UpNorth beat me to it, yes "resorb" is what I use also, sometimes "bonceback" depending upon the case. Diffinently RESORB, do not vary from the instructions or else. I'm back to the NO MILK routine here at my farm, all instructions are on the "RESORB" wrapper. Keep us in the loop...TJ


----------



## Ronney (Nov 26, 2004)

Ditto Up North and John. Pull them off milk altogether and although we don't have Resorb here as such, it sounds like pretty good stuff so follow the instructions to the T.

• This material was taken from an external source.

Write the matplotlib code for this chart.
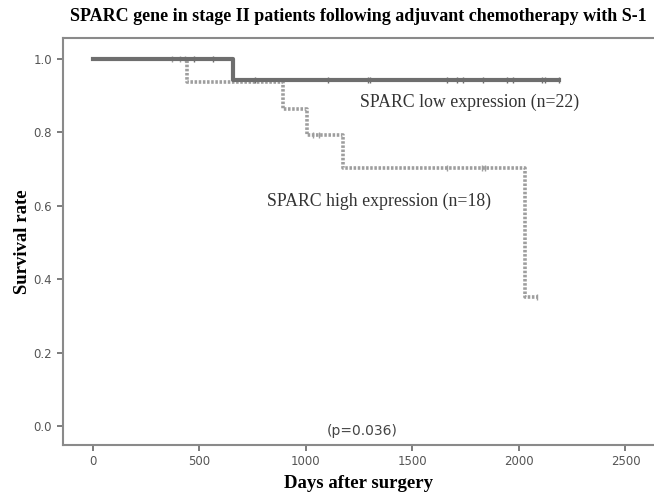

And do not feed half milk, half water at any time. I'm not a scientific guru and forget as much as I remember but watering down milk buggers up the calf's guts ability to digest it. When you start them back on milk again, do it in small increments but do not water it down.

Cheers,
Ronnie


----------



## SherrieC (Aug 24, 2002)

I sent the older boys up town for a stomach tube bottle as neither one of the little turds is sucking now, but NOW the one calf who still looks great is as raspy as all get out maybe (pneumonia) I have Naxcel, that is great for pneumonia in goats but cows? does say safe for dairy cattle, I also have tylan 50 and the dosage, and Pen G BP 48, I think if no one gets back to me I'll start the Tylan 50 at about 10 cc's per calf all of the little buggers. I also told them to grab more resorb or something, and I did order 12 pks from valley vet. Darn cute babies! I also plan to continue feeding milk to the healthier two but add a bottle of resorb during the day between feedings. also I have willow bark that is good stuff you boil it and it turns into horrible slimey thick mucos it's to stop diareah in anything. do they need any cow pepto
thanks Sherrie


----------



## Sabrina67 (Mar 24, 2008)

I read that you can blend up oatmeal and put it in their replacer and it will help. I tried it on mine and it worked . I put it in the food processer till it was fine and mixed it in . I used resorb for morning feedings then the oatmeal at nite for two days.Then just teh oatmeal for a couple of days once a day. Thank goodness it worked. But this is just something I tried. Hope your calves get better. This is interesting too.
http://www.landandlivestockpost.com/commentary/Tipsonidentifyingandtacklingcalfscours


----------



## agmantoo (May 23, 2003)

If you want to put a stopper in then get a product called Spectam Scour Halt. Follow Up North's suggestion and leave the home remedies alone. Scatter gun approaches work for hunting only. You about to create an overwhelming situation. Then again, it is your call and your animals.


----------



## randiliana (Feb 22, 2008)

Scours really isn't something to play around with. There is some sort of bug (bacteria, virus, etc) causing the problem. These calves NEED electrolytes, or they WILL dehydrate and die on you. If they have bad scours, they will lose more water, that what they are getting out of their milk. I see you are not against using antibiotics, so get some Sustain III boluses for them as well. We have had very good luck with them. But first and foremost, get some electrolytes into them.


----------



## SherrieC (Aug 24, 2002)

Yep am doing as recommended, I was just Concerned I might NOT be able to find a good elctrolyte yesterday at the feed stores, like has happened so many times before, and You do NEED to know how to whip up a home remedy sometimes to hold you over till the shipment comes in. Last night I tube fed two of them no suck reflex cold ears, gave everyone a shot of Tylan 50 I think I gave them all around 12 cc's as that seemed like the closest to their wieght to me. This morning all sucked the bottle on their own. 
Guess they didn't like tubing : )


----------



## breezywayfarm (Jan 21, 2008)

When we had a calf that had the diarrhea awfully bad, we mixed unflavored pediatric electrolytes( for human babies) into the milk. The electrolytes mentioned above do work great, but until you receive the shipment, mixing the pedia lite into the calves milk could work. Good luck with them!


----------



## SherrieC (Aug 24, 2002)

Welp, three of them seem to be on the mend, I fed the half milk half resorb this morning as directed on label, the fourth who was very well looking till he came down with rattles and crashed, I had to tube him last night, and this morning he really looks bad, gave him more tylan and tubed him again. He may pull through. blue coat Fly sprayed all of them as one of them had developed maggots, luckily the spray took care of that. We have been trying to keep their bums scrubbed!


----------